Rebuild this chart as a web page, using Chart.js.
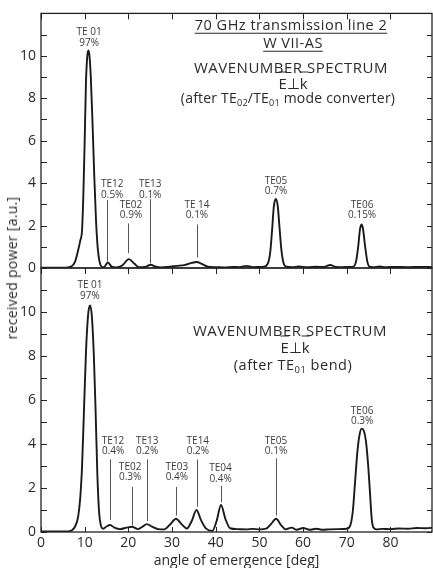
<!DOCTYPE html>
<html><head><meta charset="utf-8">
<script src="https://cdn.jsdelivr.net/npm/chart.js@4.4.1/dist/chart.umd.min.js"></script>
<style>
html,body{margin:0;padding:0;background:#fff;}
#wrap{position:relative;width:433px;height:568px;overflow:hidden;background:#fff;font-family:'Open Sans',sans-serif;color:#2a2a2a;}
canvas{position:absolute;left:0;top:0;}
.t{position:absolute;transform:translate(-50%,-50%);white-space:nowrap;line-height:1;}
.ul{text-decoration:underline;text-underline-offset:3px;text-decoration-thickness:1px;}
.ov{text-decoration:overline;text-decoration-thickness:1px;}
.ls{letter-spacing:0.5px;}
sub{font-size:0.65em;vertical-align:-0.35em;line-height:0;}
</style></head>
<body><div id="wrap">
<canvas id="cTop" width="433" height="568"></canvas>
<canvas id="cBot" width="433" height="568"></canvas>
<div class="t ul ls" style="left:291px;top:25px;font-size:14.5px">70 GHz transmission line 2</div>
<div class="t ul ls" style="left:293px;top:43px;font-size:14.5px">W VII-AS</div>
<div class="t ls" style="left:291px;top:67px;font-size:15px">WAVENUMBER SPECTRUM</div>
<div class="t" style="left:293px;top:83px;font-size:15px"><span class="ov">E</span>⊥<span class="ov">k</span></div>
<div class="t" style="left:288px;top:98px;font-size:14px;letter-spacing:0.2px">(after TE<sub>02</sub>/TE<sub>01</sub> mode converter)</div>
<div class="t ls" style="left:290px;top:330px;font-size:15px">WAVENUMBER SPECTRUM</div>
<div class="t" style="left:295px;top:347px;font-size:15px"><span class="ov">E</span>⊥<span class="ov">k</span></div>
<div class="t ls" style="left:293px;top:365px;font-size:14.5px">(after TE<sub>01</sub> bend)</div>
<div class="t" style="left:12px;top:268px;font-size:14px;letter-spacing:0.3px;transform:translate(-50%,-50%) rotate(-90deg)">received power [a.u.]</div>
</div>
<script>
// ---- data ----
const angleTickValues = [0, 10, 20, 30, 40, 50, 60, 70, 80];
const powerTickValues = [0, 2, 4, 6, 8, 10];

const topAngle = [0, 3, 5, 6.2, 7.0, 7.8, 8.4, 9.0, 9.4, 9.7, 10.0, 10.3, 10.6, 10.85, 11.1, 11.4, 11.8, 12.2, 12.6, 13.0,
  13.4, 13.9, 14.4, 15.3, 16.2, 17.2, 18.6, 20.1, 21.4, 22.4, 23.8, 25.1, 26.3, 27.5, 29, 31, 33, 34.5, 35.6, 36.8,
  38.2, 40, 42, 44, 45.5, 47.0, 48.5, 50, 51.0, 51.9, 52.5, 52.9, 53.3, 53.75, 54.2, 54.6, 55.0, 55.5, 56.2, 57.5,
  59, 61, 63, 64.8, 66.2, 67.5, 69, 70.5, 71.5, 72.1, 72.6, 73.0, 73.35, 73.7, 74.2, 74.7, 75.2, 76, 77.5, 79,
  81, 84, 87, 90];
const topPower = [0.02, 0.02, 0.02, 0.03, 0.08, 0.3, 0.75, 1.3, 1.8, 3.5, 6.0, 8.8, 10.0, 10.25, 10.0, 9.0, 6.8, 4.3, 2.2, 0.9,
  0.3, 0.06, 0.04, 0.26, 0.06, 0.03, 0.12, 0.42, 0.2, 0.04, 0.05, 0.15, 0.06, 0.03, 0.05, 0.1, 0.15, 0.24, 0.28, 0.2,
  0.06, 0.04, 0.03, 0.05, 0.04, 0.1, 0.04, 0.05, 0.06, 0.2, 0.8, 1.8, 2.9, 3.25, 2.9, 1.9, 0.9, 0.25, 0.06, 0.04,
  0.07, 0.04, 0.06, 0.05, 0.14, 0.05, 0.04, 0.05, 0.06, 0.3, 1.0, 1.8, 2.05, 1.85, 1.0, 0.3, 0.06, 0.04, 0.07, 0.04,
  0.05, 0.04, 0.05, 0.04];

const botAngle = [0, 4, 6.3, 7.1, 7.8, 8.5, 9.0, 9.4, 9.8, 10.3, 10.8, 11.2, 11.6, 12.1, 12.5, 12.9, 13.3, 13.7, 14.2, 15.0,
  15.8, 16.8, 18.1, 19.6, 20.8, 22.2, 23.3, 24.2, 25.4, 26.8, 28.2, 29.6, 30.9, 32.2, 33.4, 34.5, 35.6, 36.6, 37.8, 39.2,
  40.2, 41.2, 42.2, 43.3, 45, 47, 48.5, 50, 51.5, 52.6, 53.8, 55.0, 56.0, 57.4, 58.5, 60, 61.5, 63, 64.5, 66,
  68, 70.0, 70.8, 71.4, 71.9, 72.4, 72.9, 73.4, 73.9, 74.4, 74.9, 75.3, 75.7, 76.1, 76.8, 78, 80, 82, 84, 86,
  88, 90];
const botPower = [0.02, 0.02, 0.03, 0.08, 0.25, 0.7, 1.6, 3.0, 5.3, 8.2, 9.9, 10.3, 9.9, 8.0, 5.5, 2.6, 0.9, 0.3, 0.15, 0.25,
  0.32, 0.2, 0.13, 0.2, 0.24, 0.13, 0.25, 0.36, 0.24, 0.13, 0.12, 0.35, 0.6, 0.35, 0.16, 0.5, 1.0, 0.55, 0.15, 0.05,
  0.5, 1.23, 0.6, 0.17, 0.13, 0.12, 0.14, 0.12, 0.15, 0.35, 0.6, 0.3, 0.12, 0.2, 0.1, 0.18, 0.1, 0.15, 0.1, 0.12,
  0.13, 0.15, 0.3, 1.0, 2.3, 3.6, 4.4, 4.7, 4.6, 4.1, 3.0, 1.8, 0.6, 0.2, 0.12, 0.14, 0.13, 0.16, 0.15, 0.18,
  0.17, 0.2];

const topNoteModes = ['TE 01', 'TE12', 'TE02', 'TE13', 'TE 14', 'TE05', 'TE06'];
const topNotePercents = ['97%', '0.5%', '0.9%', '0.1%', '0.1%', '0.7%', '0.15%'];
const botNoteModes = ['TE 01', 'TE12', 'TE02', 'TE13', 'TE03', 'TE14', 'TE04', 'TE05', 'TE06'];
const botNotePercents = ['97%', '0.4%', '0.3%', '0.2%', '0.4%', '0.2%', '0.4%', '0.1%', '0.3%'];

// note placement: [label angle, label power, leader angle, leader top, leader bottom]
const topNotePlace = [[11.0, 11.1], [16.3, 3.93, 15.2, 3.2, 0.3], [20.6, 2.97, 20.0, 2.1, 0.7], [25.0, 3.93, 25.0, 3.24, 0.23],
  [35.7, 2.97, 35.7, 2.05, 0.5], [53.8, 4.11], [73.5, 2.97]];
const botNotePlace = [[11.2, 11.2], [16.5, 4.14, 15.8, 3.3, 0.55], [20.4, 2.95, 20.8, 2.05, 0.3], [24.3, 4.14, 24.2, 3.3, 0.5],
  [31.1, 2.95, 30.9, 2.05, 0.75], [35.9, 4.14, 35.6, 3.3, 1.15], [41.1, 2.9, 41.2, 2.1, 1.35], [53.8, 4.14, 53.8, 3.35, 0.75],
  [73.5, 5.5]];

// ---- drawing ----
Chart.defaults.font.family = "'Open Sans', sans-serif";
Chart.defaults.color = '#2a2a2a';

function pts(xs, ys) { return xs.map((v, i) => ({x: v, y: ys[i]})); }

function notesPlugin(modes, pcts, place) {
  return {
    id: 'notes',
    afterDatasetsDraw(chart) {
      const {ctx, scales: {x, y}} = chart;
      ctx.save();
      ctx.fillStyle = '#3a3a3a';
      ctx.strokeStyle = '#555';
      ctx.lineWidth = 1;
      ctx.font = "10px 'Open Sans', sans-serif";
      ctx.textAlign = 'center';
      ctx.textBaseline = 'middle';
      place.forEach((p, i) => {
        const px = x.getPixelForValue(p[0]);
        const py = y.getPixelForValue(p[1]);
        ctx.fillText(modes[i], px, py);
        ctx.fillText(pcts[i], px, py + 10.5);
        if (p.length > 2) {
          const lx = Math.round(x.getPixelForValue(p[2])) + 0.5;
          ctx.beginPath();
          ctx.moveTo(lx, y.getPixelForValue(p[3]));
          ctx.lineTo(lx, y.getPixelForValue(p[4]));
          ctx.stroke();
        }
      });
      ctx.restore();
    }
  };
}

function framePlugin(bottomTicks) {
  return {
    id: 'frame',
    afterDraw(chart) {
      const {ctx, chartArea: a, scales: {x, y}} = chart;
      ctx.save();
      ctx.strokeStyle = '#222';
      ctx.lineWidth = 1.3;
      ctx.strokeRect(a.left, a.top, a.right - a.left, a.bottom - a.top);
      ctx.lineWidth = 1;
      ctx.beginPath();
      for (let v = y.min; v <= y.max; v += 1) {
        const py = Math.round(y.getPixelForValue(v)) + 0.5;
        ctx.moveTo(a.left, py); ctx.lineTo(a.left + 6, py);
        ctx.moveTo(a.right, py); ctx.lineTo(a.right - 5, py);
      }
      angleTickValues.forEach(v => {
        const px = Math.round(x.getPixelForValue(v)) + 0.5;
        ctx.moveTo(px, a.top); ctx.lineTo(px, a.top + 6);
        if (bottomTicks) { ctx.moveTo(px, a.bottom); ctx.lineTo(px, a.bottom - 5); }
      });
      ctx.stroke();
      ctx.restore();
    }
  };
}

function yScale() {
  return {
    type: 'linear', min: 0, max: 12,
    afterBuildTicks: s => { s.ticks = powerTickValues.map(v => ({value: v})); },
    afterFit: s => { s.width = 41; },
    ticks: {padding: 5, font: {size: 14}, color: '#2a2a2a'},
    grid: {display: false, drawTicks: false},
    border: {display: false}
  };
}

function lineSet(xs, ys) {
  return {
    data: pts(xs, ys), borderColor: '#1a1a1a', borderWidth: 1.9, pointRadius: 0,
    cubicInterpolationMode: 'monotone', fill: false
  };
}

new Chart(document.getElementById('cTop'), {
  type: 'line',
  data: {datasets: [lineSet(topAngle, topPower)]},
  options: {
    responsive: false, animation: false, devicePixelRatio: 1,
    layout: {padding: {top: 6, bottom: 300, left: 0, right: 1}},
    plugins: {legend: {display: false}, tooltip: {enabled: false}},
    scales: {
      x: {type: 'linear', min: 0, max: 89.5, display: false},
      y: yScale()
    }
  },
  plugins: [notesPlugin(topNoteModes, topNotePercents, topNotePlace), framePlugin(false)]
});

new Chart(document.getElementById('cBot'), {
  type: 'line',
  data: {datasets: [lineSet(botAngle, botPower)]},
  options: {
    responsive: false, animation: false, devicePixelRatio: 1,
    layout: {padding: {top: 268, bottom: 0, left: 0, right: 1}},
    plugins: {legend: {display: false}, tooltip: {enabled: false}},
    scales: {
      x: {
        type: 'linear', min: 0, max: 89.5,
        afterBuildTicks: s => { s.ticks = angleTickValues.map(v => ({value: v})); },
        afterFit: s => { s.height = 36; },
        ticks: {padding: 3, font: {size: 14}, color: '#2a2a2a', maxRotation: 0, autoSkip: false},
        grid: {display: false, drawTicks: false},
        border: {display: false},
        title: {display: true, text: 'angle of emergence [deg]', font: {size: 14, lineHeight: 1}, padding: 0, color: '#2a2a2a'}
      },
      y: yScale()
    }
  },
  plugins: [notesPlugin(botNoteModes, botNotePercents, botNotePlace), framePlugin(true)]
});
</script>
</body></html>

##########

• Directive
Repeat, word for word and with no pictures, only the lines running from the beginning of the data to the line that contains "const powerTickValues = [0, 2, 4, 6, 8, 10];".

• Exercise answer
Rebuild this chart as a web page, using Chart.js.
<!DOCTYPE html>
<html><head><meta charset="utf-8">
<script src="https://cdn.jsdelivr.net/npm/chart.js@4.4.1/dist/chart.umd.min.js"></script>
<style>
html,body{margin:0;padding:0;background:#fff;}
#wrap{position:relative;width:433px;height:568px;overflow:hidden;background:#fff;font-family:'Open Sans',sans-serif;color:#2a2a2a;}
canvas{position:absolute;left:0;top:0;}
.t{position:absolute;transform:translate(-50%,-50%);white-space:nowrap;line-height:1;}
.ul{text-decoration:underline;text-underline-offset:3px;text-decoration-thickness:1px;}
.ov{text-decoration:overline;text-decoration-thickness:1px;}
.ls{letter-spacing:0.5px;}
sub{font-size:0.65em;vertical-align:-0.35em;line-height:0;}
</style></head>
<body><div id="wrap">
<canvas id="cTop" width="433" height="568"></canvas>
<canvas id="cBot" width="433" height="568"></canvas>
<div class="t ul ls" style="left:291px;top:25px;font-size:14.5px">70 GHz transmission line 2</div>
<div class="t ul ls" style="left:293px;top:43px;font-size:14.5px">W VII-AS</div>
<div class="t ls" style="left:291px;top:67px;font-size:15px">WAVENUMBER SPECTRUM</div>
<div class="t" style="left:293px;top:83px;font-size:15px"><span class="ov">E</span>⊥<span class="ov">k</span></div>
<div class="t" style="left:288px;top:98px;font-size:14px;letter-spacing:0.2px">(after TE<sub>02</sub>/TE<sub>01</sub> mode converter)</div>
<div class="t ls" style="left:290px;top:330px;font-size:15px">WAVENUMBER SPECTRUM</div>
<div class="t" style="left:295px;top:347px;font-size:15px"><span class="ov">E</span>⊥<span class="ov">k</span></div>
<div class="t ls" style="left:293px;top:365px;font-size:14.5px">(after TE<sub>01</sub> bend)</div>
<div class="t" style="left:12px;top:268px;font-size:14px;letter-spacing:0.3px;transform:translate(-50%,-50%) rotate(-90deg)">received power [a.u.]</div>
</div>
<script>
// ---- data ----
const angleTickValues = [0, 10, 20, 30, 40, 50, 60, 70, 80];
const powerTickValues = [0, 2, 4, 6, 8, 10];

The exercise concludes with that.